*Written instruction:* Pictures stay out. Extract the lines below from the first one through the line with "import plotly.graph_objects as go", both included.
* START *
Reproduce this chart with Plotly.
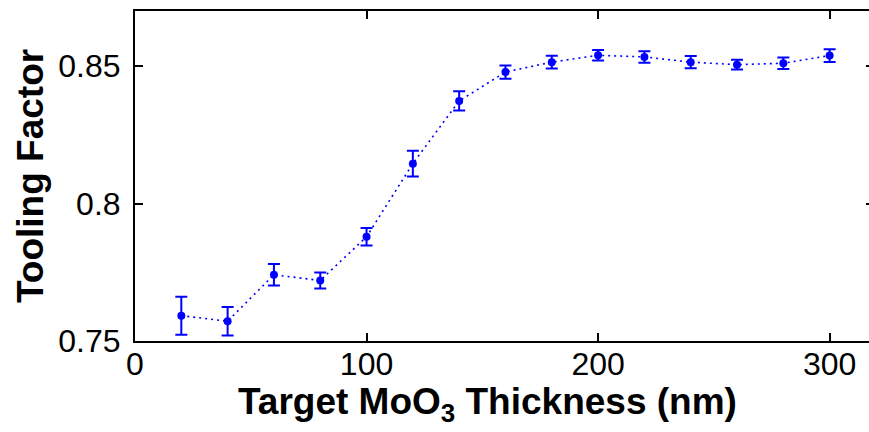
import plotly.graph_objects as go

thickness = [20, 40, 60, 80, 100, 120, 140, 160, 180, 200, 220, 240, 260, 280, 300]
tooling = [0.7592, 0.7572, 0.7741, 0.7720, 0.7879, 0.8145, 0.8373, 0.8478, 0.8514,
           0.8539, 0.8533, 0.8514, 0.8505, 0.8510, 0.8538]
err = [0.0069, 0.0052, 0.0039, 0.0029, 0.0032, 0.0047, 0.0035, 0.0024, 0.0023,
       0.0019, 0.0021, 0.0022, 0.0018, 0.0021, 0.0023]
xticks = [0, 100, 200, 300]
yticks = [0.75, 0.8, 0.85]
ytick_text = ["0.75", "0.8", "0.85"]

blue = "rgb(0,0,255)"
font_family = "Liberation Sans, Arial"

fig = go.Figure()
fig.add_trace(go.Scatter(
    x=thickness, y=tooling, mode="lines+markers",
    line=dict(color=blue, width=1.6, dash="2px,4px"),
    marker=dict(color=blue, size=8, symbol="circle"),
    error_y=dict(type="data", array=err, visible=True, color=blue, thickness=2, width=6),
    showlegend=False,
))
# empty trace so the right-hand tick axis is drawn
fig.add_trace(go.Scatter(x=[], y=[], yaxis="y2", showlegend=False, hoverinfo="skip"))

tick_font = dict(family=font_family, size=32, color="black")
fig.update_layout(
    xaxis=dict(
        range=[0, 317.0], tickvals=xticks,
        showline=True, linecolor="black", linewidth=2, mirror="ticks",
        ticks="inside", ticklen=8, tickwidth=1.5, tickcolor="black",
        showgrid=False, zeroline=False, tickfont=tick_font, ticklabelstandoff=-6,
    ),
    yaxis=dict(
        range=[0.75, 0.87], tickvals=yticks, ticktext=ytick_text,
        showline=True, linecolor="black", linewidth=2, mirror=False,
        ticks="inside", ticklen=8, tickwidth=1.5, tickcolor="black",
        showgrid=False, zeroline=False, tickfont=tick_font, ticklabelstandoff=6,
    ),
    yaxis2=dict(
        range=[0.75, 0.87], tickvals=yticks, overlaying="y", side="right",
        showline=False, ticks="inside", ticklen=3, tickwidth=1.5, tickcolor="black",
        showticklabels=False, showgrid=False, zeroline=False,
    ),
)

fig.add_annotation(
    text="<b>Target MoO<sub>3</sub> Thickness (nm)</b>", xref="paper", yref="paper",
    x=(487 - 135) / 734, y=-0.115, xanchor="center", yanchor="top", showarrow=False,
    font=dict(family=font_family, size=37, color="black"),
)
fig.add_annotation(
    text="<b>Tooling Factor</b>", xref="paper", yref="paper",
    x=-0.143, y=0.5, xanchor="center", yanchor="middle", textangle=-90, showarrow=False,
    font=dict(family=font_family, size=37, color="black"),
)

fig.update_layout(
    width=869, height=432,
    margin=dict(l=135, r=0, t=11, b=91),
    paper_bgcolor="white", plot_bgcolor="white",
)

fig.write_html("out.html")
* END *
*Task output:*
Reproduce this chart with Plotly.
import plotly.graph_objects as go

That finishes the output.